不適切な抗生物質の使用や、治療の中断により、耐性菌が発生するリスクが高まり、個々の患者さんの問題にとどまらず、社会全体の公衆衛生にも影響を及ぼす可能性があります。
脱水と電解質異常のリスク
下痢原性大腸菌(EPEC、EIEC)感染症の治療中は、脱水や電解質異常のリスクに注意が必要です。
高齢者や小児、基礎疾患を持つ患者さんでは、リスクが高くなる傾向があります。
脱水や電解質異常に関連する主なリスク
リスク | 影響 |
脱水 | 循環不全、腎機能低下 |
低ナトリウム血症 | 意識障害、けいれん |
低カリウム血症 | 不整脈、筋力低下 |
代謝性アシドーシス | 呼吸困難、心機能低下 |
水分・電解質補給と定期的なモニタリングが大切で、場合によっては入院管理が必要となることもあります。
薬剤相互作用のリスク
下痢原性大腸菌(EPEC、EIEC)感染症の治療で用いられる薬剤と、患者さんが服用中の他の薬剤との相互作用にも注意が必要です。
- 抗凝固薬との相互作用
- 降圧薬との相互作用
- 免疫抑制剤との相互作用
- 経口避妊薬との相互作用
相互作用により、薬効の増強や減弱、予期せぬ副作用が生じることがあります。
治療費について
実際の治療費(医療費)が以下説明より高額になるケースが多々ございます。
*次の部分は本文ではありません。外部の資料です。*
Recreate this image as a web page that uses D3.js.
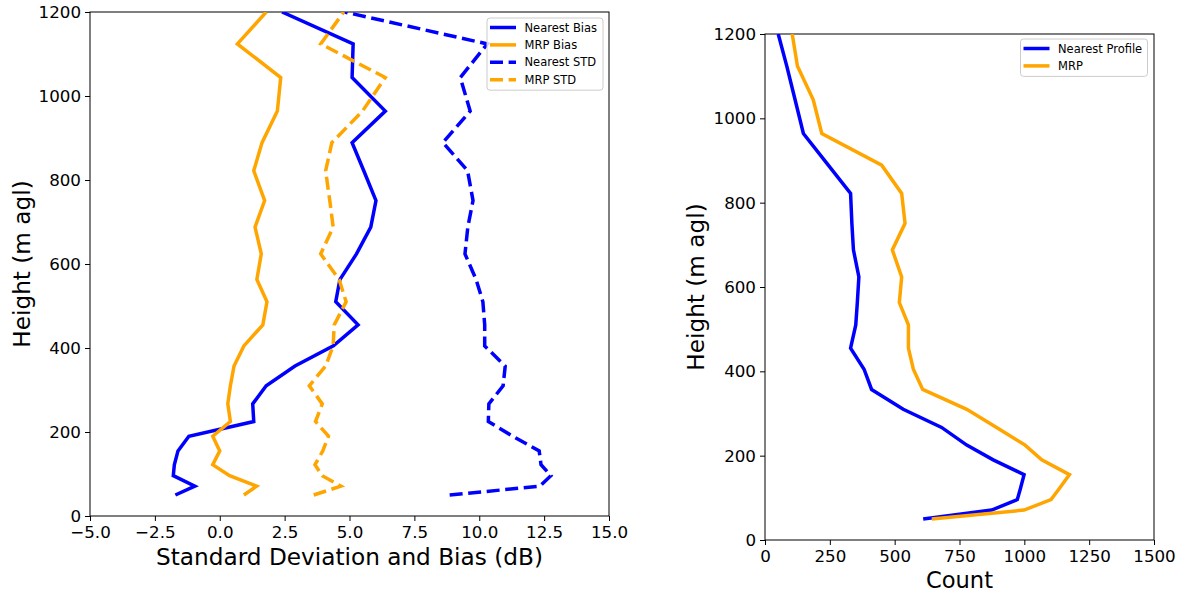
<!DOCTYPE html>
<html>
<head>
<meta charset="utf-8">
<script src="https://cdn.jsdelivr.net/npm/d3@7"></script>
<style>
  html, body { margin: 0; padding: 0; background: #fff; }
  svg { display: block; font-family: "DejaVu Sans", sans-serif; }
</style>
</head>
<body>
<svg id="chart" width="1184" height="592"></svg>
<script>
// Height levels (m agl) shared by every profile
const heights = [50, 71, 96, 122, 155, 190, 225, 267, 310, 357, 405, 455, 510, 563, 624, 688, 751, 822, 889, 964, 1044, 1124, 1200];

// Left panel: bias and standard deviation (dB)
const nearestBias = [-1.71, -0.96, -1.79, -1.75, -1.61, -1.19, 1.31, 1.27, 1.79, 2.90, 4.38, 5.33, 4.47, 4.63, 5.27, 5.82, 6.02, 5.55, 5.10, 6.38, 5.10, 5.14, 2.40];
const mrpBias     = [0.93, 1.42, 0.38, -0.27, 0.00, -0.27, 0.41, 0.31, 0.41, 0.55, 0.93, 1.66, 1.82, 1.43, 1.60, 1.36, 1.73, 1.31, 1.63, 2.22, 2.35, 0.68, 1.79];
const nearestStd  = [8.86, 12.34, 12.76, 12.38, 12.31, 11.29, 10.35, 10.37, 10.92, 11.00, 10.21, 10.21, 10.14, 9.88, 9.45, 9.56, 9.76, 9.55, 8.60, 9.65, 9.27, 10.31, 4.81];
const mrpStd      = [3.62, 4.67, 3.95, 3.67, 3.97, 4.19, 3.69, 3.95, 3.45, 4.08, 4.37, 4.41, 4.87, 4.60, 3.89, 4.37, 4.24, 4.08, 4.32, 5.50, 6.38, 3.89, 4.78];

// Right panel: sample counts
const nearestCount = [610, 874, 973, 985, 999, 880, 778, 681, 533, 411, 382, 330, 350, 356, 362, 341, 335, 330, 244, 148, 116, 84, 51];
const mrpCount     = [643, 999, 1103, 1135, 1174, 1067, 1003, 893, 778, 608, 572, 553, 553, 518, 527, 491, 540, 527, 450, 219, 186, 125, 105];

// Axis ticks
const leftXTicks  = [-5, -2.5, 0, 2.5, 5, 7.5, 10, 12.5, 15];
const leftYTicks  = [0, 200, 400, 600, 800, 1000, 1200];
const rightXTicks = [0, 250, 500, 750, 1000, 1250, 1500];
const rightYTicks = [0, 200, 400, 600, 800, 1000, 1200];

const leftLegend  = ["Nearest Bias", "MRP Bias", "Nearest STD", "MRP STD"];
const rightLegend = ["Nearest Profile", "MRP"];

const BLUE = "#0000ff", ORANGE = "#ffa500";
const LW = 3.5, DASH = "13,5.6";
const TICK_FONT = 16.7, LEGEND_FONT = 11.5;

const svg = d3.select("#chart");
const minus = s => s.replace(/-/g, "\u2212");

function panel(box, xDomain, xTicks, xFmt, yTicks, xLabel, xLabelFont, yLabelX, xLabelY) {
  const x = d3.scaleLinear().domain(xDomain).range([box.x0, box.x1]);
  const y = d3.scaleLinear().domain([0, 1200]).range([box.y1, box.y0]);
  const g = svg.append("g");

  const xAxis = g.append("g").attr("transform", `translate(0,${box.y1})`)
    .call(d3.axisBottom(x).tickValues(xTicks).tickFormat(d => minus(xFmt(d))).tickSize(5).tickPadding(5.5));
  const yAxis = g.append("g").attr("transform", `translate(${box.x0},0)`)
    .call(d3.axisLeft(y).tickValues(yTicks).tickFormat(d3.format("d")).tickSize(5).tickPadding(4));
  [xAxis, yAxis].forEach(a => {
    a.select(".domain").remove();
    a.selectAll("line").attr("stroke", "#000").attr("stroke-width", 1);
    a.selectAll("text").attr("font-size", TICK_FONT).attr("fill", "#000")
      .attr("font-family", "DejaVu Sans, sans-serif");
  });

  // frame
  g.append("rect").attr("x", box.x0).attr("y", box.y0)
    .attr("width", box.x1 - box.x0).attr("height", box.y1 - box.y0)
    .attr("fill", "none").attr("stroke", "#000").attr("stroke-width", 1);

  g.append("text").attr("x", (box.x0 + box.x1) / 2).attr("y", xLabelY)
    .attr("text-anchor", "middle").attr("font-size", xLabelFont).text(xLabel);
  g.append("text")
    .attr("transform", `translate(${yLabelX},${(box.y0 + box.y1) / 2}) rotate(-90)`)
    .attr("text-anchor", "middle").attr("dy", "0.35em").attr("font-size", 23.2).text("Height (m agl)");

  const clipId = "clip" + Math.round(box.x0);
  svg.append("clipPath").attr("id", clipId).append("rect")
    .attr("x", box.x0).attr("y", box.y0).attr("width", box.x1 - box.x0).attr("height", box.y1 - box.y0);
  const plot = g.append("g").attr("clip-path", `url(#${clipId})`);
  return { x, y, g, plot };
}

function profile(p, values, color, dashed) {
  const line = d3.line().x((d, i) => p.x(values[i])).y(d => p.y(d));
  p.plot.append("path").datum(heights)
    .attr("d", line).attr("fill", "none").attr("stroke", color)
    .attr("stroke-width", LW).attr("stroke-linejoin", "miter")
    .attr("stroke-dasharray", dashed ? DASH : null);
}

function legend(box, items) {
  const rowH = 17.4;
  const g = svg.append("g");
  g.append("rect").attr("x", box.x).attr("y", box.y).attr("width", box.w)
    .attr("height", (items.length - 1) * rowH + 20).attr("rx", 3)
    .attr("fill", "#fff").attr("fill-opacity", 0.8).attr("stroke", "#cccccc").attr("stroke-width", 1);
  items.forEach((it, i) => {
    const cy = box.y + 9.5 + i * rowH;
    g.append("line").attr("x1", box.x + 3).attr("x2", box.x + 29).attr("y1", cy).attr("y2", cy)
      .attr("stroke", it.color).attr("stroke-width", LW).attr("stroke-dasharray", it.dashed ? DASH : null);
    g.append("text").attr("x", box.x + 37.5).attr("y", cy).attr("dy", "0.36em")
      .attr("font-size", LEGEND_FONT).attr("fill", "#000").text(it.label);
  });
}

// ---- left panel ----
const L = panel({ x0: 90, x1: 609, y0: 12, y1: 516 }, [-5, 15], leftXTicks, d3.format(".1f"),
  leftYTicks, "Standard Deviation and Bias (dB)", 23.2, 22, 565);
profile(L, nearestBias, BLUE, false);
profile(L, mrpBias, ORANGE, false);
profile(L, nearestStd, BLUE, true);
profile(L, mrpStd, ORANGE, true);
legend({ x: 487, y: 18, w: 116 }, [
  { label: leftLegend[0], color: BLUE, dashed: false },
  { label: leftLegend[1], color: ORANGE, dashed: false },
  { label: leftLegend[2], color: BLUE, dashed: true },
  { label: leftLegend[3], color: ORANGE, dashed: true }
]);

// ---- right panel ----
const R = panel({ x0: 765, x1: 1154, y0: 34, y1: 540 }, [0, 1500], rightXTicks, d3.format("d"),
  rightYTicks, "Count", 22.6, 696, 588);
profile(R, nearestCount, BLUE, false);
profile(R, mrpCount, ORANGE, false);
legend({ x: 1020.5, y: 39, w: 127 }, [
  { label: rightLegend[0], color: BLUE, dashed: false },
  { label: rightLegend[1], color: ORANGE, dashed: false }
]);
</script>
</body>
</html>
以下記載内容について当院では一切の責任を負いかねます事を予めご了承下さい。
外来診療の場合の治療費
外来診療では、主に検査費用と薬剤費が治療費の中心です。
検査費用には、便培養検査や血液検査などが含まれ、合計で5,000円から10,000円程度になります。
薬剤費は、症状に応じて処方される薬により異なりますが、一般的に2,000円から5,000円程度です。
項目 | 費用の目安 |
便培養検査 | 3,000円〜5,000円 |
血液検査 | 2,000円〜5,000円 |
入院が必要な場合の治療費
重症の場合や脱水症状が著しい場合は入院が必要です。
3日間の入院で10万円から20万円程度、1週間の入院では30万円から50万円程度かかるケースもあります。
健康保険の適用
日本の健康保険制度では、下痢原性大腸菌(EPEC、EIEC)感染症の治療も保険適用の対象です。